## WORK REQUIRED
Print the listing below in its entirety, character for character.

++++++++

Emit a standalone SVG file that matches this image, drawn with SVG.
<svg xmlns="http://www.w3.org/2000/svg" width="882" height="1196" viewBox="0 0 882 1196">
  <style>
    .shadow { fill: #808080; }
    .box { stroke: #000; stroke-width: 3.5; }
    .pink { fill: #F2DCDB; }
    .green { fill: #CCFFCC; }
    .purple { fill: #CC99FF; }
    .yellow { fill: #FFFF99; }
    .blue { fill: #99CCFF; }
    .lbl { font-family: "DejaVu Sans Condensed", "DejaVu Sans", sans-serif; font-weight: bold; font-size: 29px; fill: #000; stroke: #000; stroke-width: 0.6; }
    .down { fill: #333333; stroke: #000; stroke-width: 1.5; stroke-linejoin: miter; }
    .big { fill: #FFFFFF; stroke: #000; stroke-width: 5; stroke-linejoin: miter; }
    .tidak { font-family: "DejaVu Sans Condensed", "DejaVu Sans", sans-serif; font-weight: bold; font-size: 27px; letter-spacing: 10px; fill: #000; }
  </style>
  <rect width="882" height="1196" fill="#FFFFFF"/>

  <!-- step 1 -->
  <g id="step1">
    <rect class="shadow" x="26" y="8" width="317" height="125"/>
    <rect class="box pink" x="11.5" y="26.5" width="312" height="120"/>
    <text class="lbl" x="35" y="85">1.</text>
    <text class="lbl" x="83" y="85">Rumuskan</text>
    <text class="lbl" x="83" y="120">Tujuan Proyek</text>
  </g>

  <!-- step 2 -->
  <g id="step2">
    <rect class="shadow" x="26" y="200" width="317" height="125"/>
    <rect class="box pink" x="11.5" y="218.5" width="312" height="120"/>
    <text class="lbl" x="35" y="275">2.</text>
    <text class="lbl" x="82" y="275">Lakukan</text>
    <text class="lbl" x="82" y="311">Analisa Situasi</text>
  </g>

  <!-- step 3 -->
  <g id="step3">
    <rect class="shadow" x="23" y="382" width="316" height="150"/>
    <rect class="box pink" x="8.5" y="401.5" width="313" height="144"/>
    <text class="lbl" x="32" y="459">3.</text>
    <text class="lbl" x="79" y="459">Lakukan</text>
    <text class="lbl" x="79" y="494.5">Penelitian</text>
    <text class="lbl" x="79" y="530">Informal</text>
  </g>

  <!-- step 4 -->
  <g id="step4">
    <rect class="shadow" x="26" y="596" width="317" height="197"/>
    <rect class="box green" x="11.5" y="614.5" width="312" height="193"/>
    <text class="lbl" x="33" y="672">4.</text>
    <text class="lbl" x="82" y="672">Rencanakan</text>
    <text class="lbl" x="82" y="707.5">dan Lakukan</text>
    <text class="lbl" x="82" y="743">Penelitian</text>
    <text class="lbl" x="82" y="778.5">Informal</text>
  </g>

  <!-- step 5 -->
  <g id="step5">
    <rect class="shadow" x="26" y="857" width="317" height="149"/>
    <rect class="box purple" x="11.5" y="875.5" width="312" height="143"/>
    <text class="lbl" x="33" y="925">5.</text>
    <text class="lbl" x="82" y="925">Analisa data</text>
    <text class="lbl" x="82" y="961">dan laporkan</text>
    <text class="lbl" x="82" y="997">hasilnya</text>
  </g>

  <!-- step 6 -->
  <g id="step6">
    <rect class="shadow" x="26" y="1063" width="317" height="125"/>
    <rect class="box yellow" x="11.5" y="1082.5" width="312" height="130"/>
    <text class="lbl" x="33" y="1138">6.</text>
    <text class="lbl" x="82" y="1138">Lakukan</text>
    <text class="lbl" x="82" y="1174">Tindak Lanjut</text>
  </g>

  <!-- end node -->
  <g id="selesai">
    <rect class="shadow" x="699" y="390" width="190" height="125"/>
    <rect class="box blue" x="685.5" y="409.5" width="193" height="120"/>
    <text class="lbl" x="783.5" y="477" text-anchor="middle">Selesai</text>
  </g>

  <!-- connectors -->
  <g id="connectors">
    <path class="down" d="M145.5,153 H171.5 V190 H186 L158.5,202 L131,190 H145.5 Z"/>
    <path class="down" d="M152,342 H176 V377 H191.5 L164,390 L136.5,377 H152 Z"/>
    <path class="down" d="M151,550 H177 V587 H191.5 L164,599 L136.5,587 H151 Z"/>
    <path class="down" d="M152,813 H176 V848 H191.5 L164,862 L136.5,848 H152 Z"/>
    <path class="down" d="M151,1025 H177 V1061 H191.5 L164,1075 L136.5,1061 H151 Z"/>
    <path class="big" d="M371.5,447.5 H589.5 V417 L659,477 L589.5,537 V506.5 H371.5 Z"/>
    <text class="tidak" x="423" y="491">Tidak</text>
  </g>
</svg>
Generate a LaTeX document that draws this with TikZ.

++++++++

## WRITTEN RESPONSE
Emit a standalone SVG file that matches this image, drawn with SVG.
<svg xmlns="http://www.w3.org/2000/svg" width="882" height="1196" viewBox="0 0 882 1196">
  <style>
    .shadow { fill: #808080; }
    .box { stroke: #000; stroke-width: 3.5; }
    .pink { fill: #F2DCDB; }
    .green { fill: #CCFFCC; }
    .purple { fill: #CC99FF; }
    .yellow { fill: #FFFF99; }
    .blue { fill: #99CCFF; }
    .lbl { font-family: "DejaVu Sans Condensed", "DejaVu Sans", sans-serif; font-weight: bold; font-size: 29px; fill: #000; stroke: #000; stroke-width: 0.6; }
    .down { fill: #333333; stroke: #000; stroke-width: 1.5; stroke-linejoin: miter; }
    .big { fill: #FFFFFF; stroke: #000; stroke-width: 5; stroke-linejoin: miter; }
    .tidak { font-family: "DejaVu Sans Condensed", "DejaVu Sans", sans-serif; font-weight: bold; font-size: 27px; letter-spacing: 10px; fill: #000; }
  </style>
  <rect width="882" height="1196" fill="#FFFFFF"/>

  <!-- step 1 -->
  <g id="step1">
    <rect class="shadow" x="26" y="8" width="317" height="125"/>
    <rect class="box pink" x="11.5" y="26.5" width="312" height="120"/>
    <text class="lbl" x="35" y="85">1.</text>
    <text class="lbl" x="83" y="85">Rumuskan</text>
    <text class="lbl" x="83" y="120">Tujuan Proyek</text>
  </g>

  <!-- step 2 -->
  <g id="step2">
    <rect class="shadow" x="26" y="200" width="317" height="125"/>
    <rect class="box pink" x="11.5" y="218.5" width="312" height="120"/>
    <text class="lbl" x="35" y="275">2.</text>
    <text class="lbl" x="82" y="275">Lakukan</text>
    <text class="lbl" x="82" y="311">Analisa Situasi</text>
  </g>

  <!-- step 3 -->
  <g id="step3">
    <rect class="shadow" x="23" y="382" width="316" height="150"/>
    <rect class="box pink" x="8.5" y="401.5" width="313" height="144"/>
    <text class="lbl" x="32" y="459">3.</text>
    <text class="lbl" x="79" y="459">Lakukan</text>
    <text class="lbl" x="79" y="494.5">Penelitian</text>
    <text class="lbl" x="79" y="530">Informal</text>
  </g>

  <!-- step 4 -->
  <g id="step4">
    <rect class="shadow" x="26" y="596" width="317" height="197"/>
    <rect class="box green" x="11.5" y="614.5" width="312" height="193"/>
    <text class="lbl" x="33" y="672">4.</text>
    <text class="lbl" x="82" y="672">Rencanakan</text>
    <text class="lbl" x="82" y="707.5">dan Lakukan</text>
    <text class="lbl" x="82" y="743">Penelitian</text>
    <text class="lbl" x="82" y="778.5">Informal</text>
  </g>

  <!-- step 5 -->
  <g id="step5">
    <rect class="shadow" x="26" y="857" width="317" height="149"/>
    <rect class="box purple" x="11.5" y="875.5" width="312" height="143"/>
    <text class="lbl" x="33" y="925">5.</text>
    <text class="lbl" x="82" y="925">Analisa data</text>
    <text class="lbl" x="82" y="961">dan laporkan</text>
    <text class="lbl" x="82" y="997">hasilnya</text>
  </g>

  <!-- step 6 -->
  <g id="step6">
    <rect class="shadow" x="26" y="1063" width="317" height="125"/>
    <rect class="box yellow" x="11.5" y="1082.5" width="312" height="130"/>
    <text class="lbl" x="33" y="1138">6.</text>
    <text class="lbl" x="82" y="1138">Lakukan</text>
    <text class="lbl" x="82" y="1174">Tindak Lanjut</text>
  </g>

  <!-- end node -->
  <g id="selesai">
    <rect class="shadow" x="699" y="390" width="190" height="125"/>
    <rect class="box blue" x="685.5" y="409.5" width="193" height="120"/>
    <text class="lbl" x="783.5" y="477" text-anchor="middle">Selesai</text>
  </g>

  <!-- connectors -->
  <g id="connectors">
    <path class="down" d="M145.5,153 H171.5 V190 H186 L158.5,202 L131,190 H145.5 Z"/>
    <path class="down" d="M152,342 H176 V377 H191.5 L164,390 L136.5,377 H152 Z"/>
    <path class="down" d="M151,550 H177 V587 H191.5 L164,599 L136.5,587 H151 Z"/>
    <path class="down" d="M152,813 H176 V848 H191.5 L164,862 L136.5,848 H152 Z"/>
    <path class="down" d="M151,1025 H177 V1061 H191.5 L164,1075 L136.5,1061 H151 Z"/>
    <path class="big" d="M371.5,447.5 H589.5 V417 L659,477 L589.5,537 V506.5 H371.5 Z"/>
    <text class="tidak" x="423" y="491">Tidak</text>
  </g>
</svg>
Generate a LaTeX document that draws this with TikZ.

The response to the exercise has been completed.